Quanasia Henry moved to Rochester at ten years old. After growing up in Brooklyn, Henry’s mother decided journeying upstate was the best way to give her daughter access to better education.
Fourteen years later, the decision has seemed to pay off. Quanasia Henry is now a young entrepreneur with a successful hair company attempting to change the narrative for her family and Black women in business.
“I didn’t grow up seeing a lot of Black women in positions of power,” Henry said. “It wasn’t motivating for a young Black girl trying to find her space in the world.”
Starting a business was not on Henry’s radar as she came of age. She didn’t mind the routine of working a nine-to-five job, and conquering tasks at Spectrum was a lifestyle she embraced. Her transition into working for herself started with a personal need.
“I just wanted to do my own hair,” Henry said. “There was a lack of services in Rochester for what I wanted and I did not want to have to keep dealing with bad customer service experiences. I ended up wearing a wig to school, and my classmates loved it.”
In 2018, Quanasia Henry started The Wigaholic’, selling luxury wigs.
“There was a lack of the kind of wig I was providing in this city,” she said. “I almost immediately had orders. The only issue was that I had a nine to five.”
Henry had no idea how to navigate the beginning of her journey as a business owner. Most of the women in her family are nurses, a path she was supposed to follow once she hit college.
“When I started talking about being an entrepreneur, they didn’t really see how I could make money from it,” Henry said.
According to Henry, similar skepticism is frequently encountered by an entire generation of aspiring entrepreneurs.
“Everyone that I talk to and come across has said that at least one person in their family doubted them at some point,” Henry said. “Our ancestors didn’t always have the same opportunities as us. There are a lot of ways to be successful.”

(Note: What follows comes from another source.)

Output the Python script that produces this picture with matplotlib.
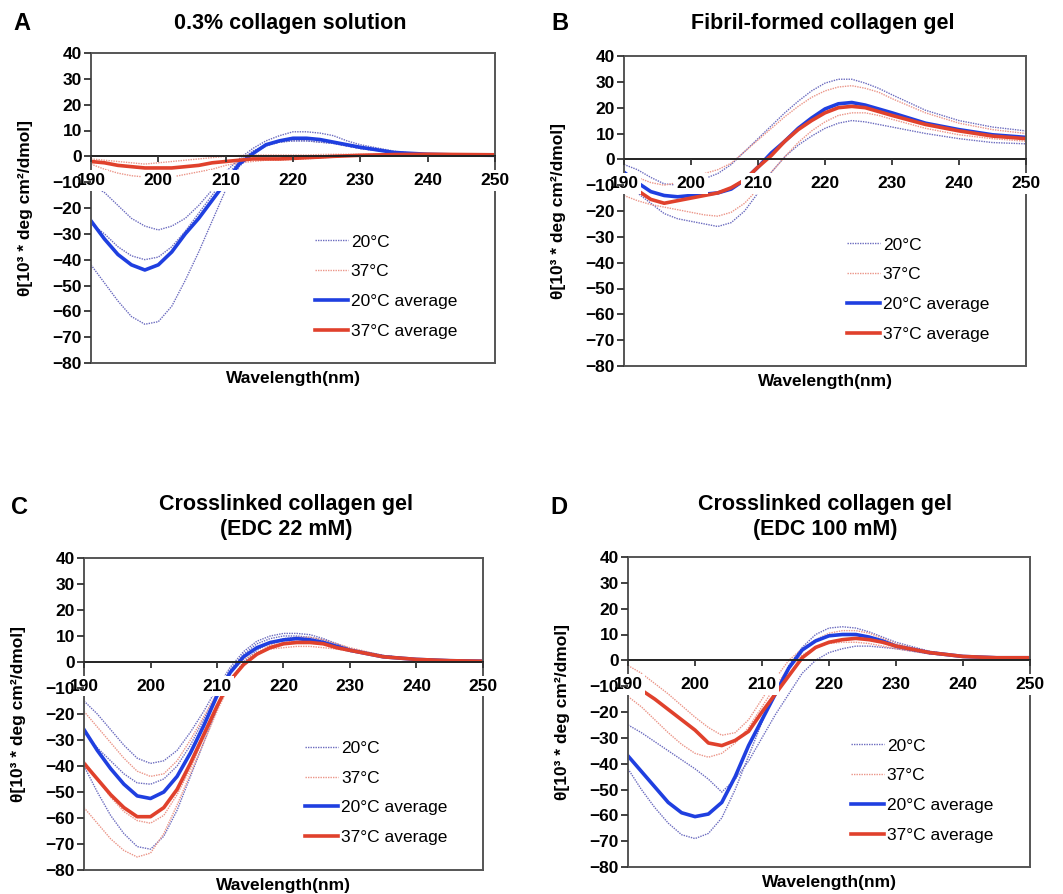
import matplotlib
matplotlib.use("Agg")
import matplotlib.pyplot as plt

# wavelength grid (nm) shared by every curve
wl = [190, 192, 194, 196, 198, 200, 202, 204, 206, 208, 210, 212, 214, 216,
      218, 220, 222, 224, 226, 228, 230, 235, 240, 245, 250]

# A: 0.3% collagen solution
a20_r1 = [-11, -14, -19, -24, -27, -28.5, -27, -24, -19, -13, -6, -1, 3, 6, 8, 9.5, 9.5, 9, 8, 6, 4.5, 2, 0.5, 0.3, 0.3]
a20_r2 = [-26, -30, -35, -38.5, -40, -39, -35, -29, -22, -15, -8, -2, 2, 4.5, 5.5, 6, 6, 5.5, 5, 4, 3, 1.5, 0.5, 0.3, 0.3]
a20_r3 = [-42, -49, -56, -62, -65, -64, -58, -48, -37, -25, -13, -4, 1, 4, 5.5, 6, 6, 5.5, 5, 4, 3, 1.5, 0.5, 0.3, 0.3]
a37_r1 = [-1, -1.5, -2, -2.5, -3, -2.5, -2, -1.5, -1, -0.5, 0, 0.3, 0.5, 0.5, 0.5, 0.5, 0.5, 0.7, 0.8, 0.8, 0.8, 0.8, 0.8, 0.7, 0.6]
a37_r2 = [-3, -5, -6.5, -7.5, -8, -8, -8, -7, -6, -5, -3.5, -2.5, -2, -1.5, -1.5, -1.2, -1, -0.6, -0.3, 0, 0.2, 0.5, 0.6, 0.6, 0.5]
a20_avg = [-25, -32, -38, -42, -44, -42, -37, -30, -24, -17, -10, -3, 1, 4.5, 6, 7, 7, 6.5, 5.5, 4.5, 3.5, 1.5, 0.8, 0.5, 0.4]
a37_avg = [-2, -2.5, -3.5, -4, -4.5, -4.5, -4.5, -4, -3.5, -2.5, -2, -1.5, -1, -1, -1, -0.8, -0.5, -0.3, 0, 0.2, 0.4, 0.7, 0.8, 0.7, 0.6]

# B: fibril-formed collagen gel
b20_r1 = [-2, -4, -7, -9.5, -10, -9, -7.5, -5.5, -2, 3, 8, 13, 18, 22.5, 26.5, 29.5, 31, 31, 29.5, 27.5, 25, 19, 15, 12.5, 11]
b20_r2 = [-10, -13, -17, -21, -23, -24, -25, -26, -24.5, -20, -13, -5, 1, 5.5, 9, 12, 14, 15, 14.5, 13.5, 12.5, 10, 8, 6.5, 6]
b37_r1 = [-5, -7, -9, -10, -9, -7.5, -5.5, -4, -1.5, 3, 7.5, 12, 16.5, 20.5, 24, 26.5, 28, 28.5, 27.5, 26, 23.5, 18, 14, 11.5, 10]
b37_r2 = [-14, -16, -17.5, -18.5, -19.5, -20.5, -21.5, -22, -20.5, -17, -11.5, -5, 1, 6.5, 11, 14.5, 17, 18, 18, 17, 15.5, 12, 9.5, 8, 7]
b20_avg = [-5, -9, -12.5, -14, -14.5, -14, -13.5, -13, -11.5, -8, -3, 2.5, 7, 12, 16, 19.5, 21.5, 22, 21, 19.5, 18, 14, 11.5, 9.5, 8.5]
b37_avg = [-8, -12, -15.5, -17, -16, -15, -14, -13, -11, -8, -3, 1.5, 7, 11.5, 15, 18, 20, 20.5, 20, 18.5, 17, 13.5, 11, 9, 8]

# C: crosslinked gel, EDC 22 mM
c20_r1 = [-15, -20, -26, -32, -37, -39, -38, -34, -27, -19, -10, -2, 4, 8, 10, 11, 11, 10.5, 9, 7, 5, 2.5, 1, 0.5, 0.3]
c20_r2 = [-27, -33, -38, -43, -46.5, -47, -45, -40, -32, -22, -12, -3, 3, 7, 9, 10, 10, 9.5, 8.5, 7, 5, 2.5, 1, 0.5, 0.3]
c20_r3 = [-40, -50, -59, -66, -71, -72, -67, -57, -44, -31, -18, -7, 0, 4.5, 7.5, 9, 9.5, 9, 8, 6.5, 5, 2.5, 1, 0.5, 0.3]
c37_r1 = [-19, -25, -31, -37, -42, -44, -43, -38, -30, -21, -12, -4, 1, 3.5, 5, 5.5, 6, 6, 5.5, 5, 4, 2, 1, 0.5, 0.3]
c37_r2 = [-38, -45, -52, -57.5, -61, -62, -59, -51, -41, -29, -17, -7, -1, 3, 6, 7.5, 8, 8, 7, 6, 4.5, 2, 1, 0.5, 0.3]
c37_r3 = [-56, -62, -68, -72.5, -75, -73.5, -66, -55, -43, -31, -19, -8, -1, 3.5, 6.5, 8.5, 9.5, 9.5, 8.5, 7, 5.5, 2.5, 1, 0.5, 0.3]
c20_avg = [-26, -34, -41, -47, -51.5, -52.5, -50, -44, -35, -24.5, -13, -4, 2, 5.5, 7.5, 8.5, 9, 8.5, 7.5, 6, 4.5, 2, 1, 0.5, 0.3]
c37_avg = [-39, -45, -51, -56, -59.5, -59.5, -56, -49, -39, -28, -17, -7, -1, 3, 5.5, 7, 7.5, 7.5, 7, 5.5, 4.5, 2, 1, 0.5, 0.3]

# D: crosslinked gel, EDC 100 mM
d20_r1 = [-25, -28, -31.5, -35, -38.5, -42, -46, -51, -46, -39, -30, -21, -13, -5, 0, 3, 4.5, 5.5, 5.5, 5, 4.5, 2.5, 1.5, 1, 1]
d20_r2 = [-42, -50, -57, -63, -67.5, -69, -67, -61, -50, -37, -24, -12, -2, 5, 10, 12.5, 13, 12.5, 11, 9, 7, 3.5, 1.5, 1, 1]
d37_r1 = [-2, -5, -9, -13, -17.5, -22, -26, -29, -28, -23, -15, -7, 0, 4.5, 8, 10.5, 11.5, 11.5, 10.5, 8.5, 6.5, 3, 1.5, 1, 1]
d37_r2 = [-14, -18, -23, -28, -32.5, -36, -37.5, -36, -32, -26, -18, -10, -3, 2, 5, 6.5, 7, 7, 6.5, 5.5, 4.5, 2.5, 1.5, 1, 1]
d20_avg = [-37, -43, -49, -55, -59, -60.5, -59.5, -55, -45, -33, -23, -13, -3, 4, 7.5, 9.5, 10, 10, 9, 7.5, 5.5, 3, 1.5, 1, 1]
d37_avg = [-9, -11.5, -15, -19, -23, -27, -32, -33, -31, -27.5, -20, -13, -6, 1, 5, 7, 8, 8.5, 8, 7, 5.5, 3, 1.5, 1, 1]

titles = ["0.3% collagen solution", "Fibril-formed collagen gel",
          "Crosslinked collagen gel\n(EDC 22 mM)", "Crosslinked collagen gel\n(EDC 100 mM)"]
letters = ["A", "B", "C", "D"]
legend_labels = ["20°C", "37°C", "20°C average", "37°C average"]

plt.rcParams['font.family'] = ['Liberation Sans', 'DejaVu Sans']
plt.rcParams['font.weight'] = 'bold'

W, H = 1063, 894
fig = plt.figure(figsize=(W / 100, H / 100), dpi=100)

# axes boxes in pixels: left, top, right, bottom
boxes = [(91, 53, 495, 363), (624, 56, 1026, 366),
         (84, 558, 483, 870), (628, 557, 1030, 867)]
title_pos = [(290, 23), (823, 23), (286, 517), (825, 517)]
letter_pos = [(22, 23), (560, 23), (19, 508), (559, 507)]

panels = [
    ([a20_r1, a20_r2, a20_r3], [a37_r1, a37_r2], a20_avg, a37_avg),
    ([b20_r1, b20_r2], [b37_r1, b37_r2], b20_avg, b37_avg),
    ([c20_r1, c20_r2, c20_r3], [c37_r1, c37_r2, c37_r3], c20_avg, c37_avg),
    ([d20_r1, d20_r2], [d37_r1, d37_r2], d20_avg, d37_avg),
]

blue = '#1f3fe0'
red = '#e0412c'
blue_dot = '#6b6bbf'
red_dot = '#eb9588'
box_col = '#555555'
dots = (0, (1, 0.8))

for i, (runs20, runs37, avg20, avg37) in enumerate(panels):
    l, t, r, b = boxes[i]
    ax = fig.add_axes([l / W, 1 - b / H, (r - l) / W, (b - t) / H])

    for k, y in enumerate(runs20):
        ax.plot(wl, y, color=blue_dot, lw=1.0, ls=dots, label=legend_labels[0] if k == 0 else None)
    for k, y in enumerate(runs37):
        ax.plot(wl, y, color=red_dot, lw=1.0, ls=dots, label=legend_labels[1] if k == 0 else None)
    ax.plot(wl, avg20, color=blue, lw=2.6, label=legend_labels[2])
    ax.plot(wl, avg37, color=red, lw=2.6, label=legend_labels[3])

    ax.set_xlim(190, 250)
    ax.set_ylim(-80, 40)
    ax.set_xticks(range(190, 251, 10))
    ax.set_yticks(range(-80, 41, 10))
    ax.set_axisbelow(False)

    # x axis drawn through zero, Excel style
    ax.spines['bottom'].set_position(('data', 0))
    ax.spines['bottom'].set_color('#222222')
    ax.spines['bottom'].set_linewidth(1.4)
    for s in ['left', 'right', 'top']:
        ax.spines[s].set_color(box_col)
        ax.spines[s].set_linewidth(1.4)
    ax.axhline(-80, color=box_col, lw=1.4, clip_on=False)

    ax.tick_params(axis='x', direction='out', length=4, width=1.3, pad=8,
                   labelsize=12.5, color='#333333')
    ax.tick_params(axis='y', direction='out', length=5, width=1.3, pad=1.5,
                   labelsize=12.5, color='#333333')
    # Excel-like tick labels with an opaque box that covers the curves
    for tk in ax.xaxis.get_major_ticks():
        tk.label1.set_bbox(dict(facecolor='white', edgecolor='none', pad=2))

    ax.text(0.5, -0.05, "Wavelength(nm)", transform=ax.transAxes,
            ha='center', va='center', fontsize=12.5)
    ax.text(-0.163, 0.5, "θ[10³ * deg cm²/dmol]", transform=ax.transAxes,
            ha='center', va='center', rotation=90, fontsize=12.5)

    ax.legend(loc='upper left', bbox_to_anchor=(0.555, 0.415), frameon=False,
              handlelength=1.9, handletextpad=0.15, labelspacing=0.85,
              borderaxespad=0, borderpad=0,
              prop={'weight': 'normal', 'size': 12.5})

    tx, ty = title_pos[i]
    fig.text(tx / W, 1 - ty / H, titles[i], ha='center', va='center',
             fontsize=15.5, linespacing=1.2)
    lx, ly = letter_pos[i]
    fig.text(lx / W, 1 - ly / H, letters[i], ha='center', va='center', fontsize=17)

fig.savefig("out.png", dpi=100)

Four years later, The Wigaholic is now Henry’s full-time job. The business has been a lucrative success, and Henry is transitioning from selling wigs to empowering those who want to take a leap of faith and start a business from scratch.
Henry now offers eBooks and tutorials that teach people how to run a business, price their products and utilize social media marketing. She is also planning a workshop to engage with Rochester’s youth. She believes mentorship is her calling.
“Stay the course and believe in yourself” is Henry’s message to anyone timid about starting a business. “There’s always going to be someone who doesn’t get it, but that’s part of the process.”